The line, "I'll be in my basement room with a needle and a spoon" is probably a reference to shooting up heroin.

This song rolled during the final credits of The Big Lebowski. Allen Klein, Rolling Stones manager and owner of the song initially wanted $150,000 for the movie's use of it. He was then convinced to let them use it for free when he saw the scene in which The Dude says, "I hate the f---in' Eagles, man!"

The lyrics to Miss You were seemingly inspired by Mick Jagger's deteriorating relationship with his wife, Bianca. Jagger has claimed otherwise, saying: "'Miss You' is an emotion, it's not really about a girl.
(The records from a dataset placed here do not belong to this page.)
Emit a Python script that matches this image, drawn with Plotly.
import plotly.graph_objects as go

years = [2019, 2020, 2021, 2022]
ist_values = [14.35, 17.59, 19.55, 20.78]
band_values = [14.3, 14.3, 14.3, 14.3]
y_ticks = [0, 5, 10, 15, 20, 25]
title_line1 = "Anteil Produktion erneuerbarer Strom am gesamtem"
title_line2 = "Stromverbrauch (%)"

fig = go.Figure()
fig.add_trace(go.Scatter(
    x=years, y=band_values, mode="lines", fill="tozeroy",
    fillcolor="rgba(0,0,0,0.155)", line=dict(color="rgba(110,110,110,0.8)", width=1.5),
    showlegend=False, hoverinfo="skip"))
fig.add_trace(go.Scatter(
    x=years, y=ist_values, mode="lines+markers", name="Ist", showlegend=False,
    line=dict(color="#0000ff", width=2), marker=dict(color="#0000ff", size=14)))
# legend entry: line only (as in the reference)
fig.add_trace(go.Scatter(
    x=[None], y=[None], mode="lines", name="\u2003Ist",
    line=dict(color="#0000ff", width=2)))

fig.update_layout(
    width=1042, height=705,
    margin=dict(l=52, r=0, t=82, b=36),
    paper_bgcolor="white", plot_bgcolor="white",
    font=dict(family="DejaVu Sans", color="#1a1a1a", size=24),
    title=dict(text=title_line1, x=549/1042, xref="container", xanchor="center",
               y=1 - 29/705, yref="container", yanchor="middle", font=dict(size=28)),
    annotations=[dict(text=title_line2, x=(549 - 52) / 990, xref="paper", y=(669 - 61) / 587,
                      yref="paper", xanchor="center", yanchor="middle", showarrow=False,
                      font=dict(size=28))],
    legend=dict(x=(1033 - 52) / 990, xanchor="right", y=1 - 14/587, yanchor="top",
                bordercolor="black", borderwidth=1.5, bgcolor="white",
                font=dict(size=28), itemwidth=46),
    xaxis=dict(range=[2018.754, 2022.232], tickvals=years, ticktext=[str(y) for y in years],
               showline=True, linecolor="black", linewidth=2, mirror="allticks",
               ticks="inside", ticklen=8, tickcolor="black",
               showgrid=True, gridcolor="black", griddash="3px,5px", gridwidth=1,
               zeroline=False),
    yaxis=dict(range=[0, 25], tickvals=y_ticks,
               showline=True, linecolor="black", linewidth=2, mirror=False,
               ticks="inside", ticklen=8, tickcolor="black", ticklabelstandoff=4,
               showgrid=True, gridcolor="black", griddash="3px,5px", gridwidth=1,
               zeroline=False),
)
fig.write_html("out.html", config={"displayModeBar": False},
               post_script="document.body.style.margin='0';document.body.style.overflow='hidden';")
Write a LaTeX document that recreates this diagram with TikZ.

To me, the feeling of longing is what the song is."

Session musicians included Sugar Blue (James Whiting) on harmonica, Mel Collins on sax and Ian MacLagan on electric piano. Collins had played with King Crimson, MacLagan had been in the band Faces with Stones guitarist Ron Wood. Sugar Blue was from Harlem, but was playing in the Paris metro (their subway) when someone from The Stones record company heard him and brought him to the sessions.

The bassline, horns and drums gave this a disco sound that alienated many of their fans, but also propelled it to the top of the charts. The Stones thought of it as more R&B than disco.

Drummer Charlie Watts explained: "A lot of those songs like 'Miss You' were heavily influenced by going to the discos. You can hear it in a lot of those four on the floor rhythms and the Philadelphia-style drumming. Mick and I used to go to discos a lot... It was a great period. I remember being in Munich and coming back from a club with Mick singing one of the Village People songs - 'Y.M.C.A.', I think it was - and Keith went mad, but it sounded great on the dance floor."

This was the first single released from Some Girls. Jagger took a lead role on the album, mainly because Keith Richards had been arrested for drug possession in Toronto the previous year, and it was unclear what his sentence would be. Facing a maximum of life in prison, Keith had other things to worry about besides making an album. After this was released, the Canadian judge sentenced Richards to continue his addiction treatment and play a benefit concert for the blind.

Jagger and Billy Preston came up with the basic track while touring Europe in 1976. Stones bassist Bill Wyman said: "The idea for those bass lines came from Billy Preston. We'd cut a rough demo a year or so earlier after a recording session. I'd already gone home, and Billy picked up my old bass when they started running through that song. He started doing that bit because it seemed to be the style of his left hand. So when we finally came to do the tune, the boys said, Why don't you work around Billy's idea? So I listened to it once and heard that basic run and took it from there. It took some changing and polishing, but the basic idea was Billy's."

The same day they recorded this track, The Stones came up with the idea for "Start Me Up."

This is a rare Stones song with a dominant bassline. Many of their songs were driven by the rhythm guitar of Keith Richards.

This was the last of eight #1 hits for The Rolling Stones in America.

When this song hit the charts, some other rockers felt safe entering the disco waters. Most notably Rod Stewart, who went disco with "Da Ya Think I'm Sexy?" after hearing this song and seeing that The Stones were getting away with it. Stewart's song was a huge hit, but he faced more of a backlash from rock fans as he seemed to embrace the genre. Rather than shy away from his sexy smash, Stewart embraced it, making the song a staple of his setlists (somewhat ironically) throughout his career.

Van Halen used the bassline on their 1981 song "Push Comes To Shove."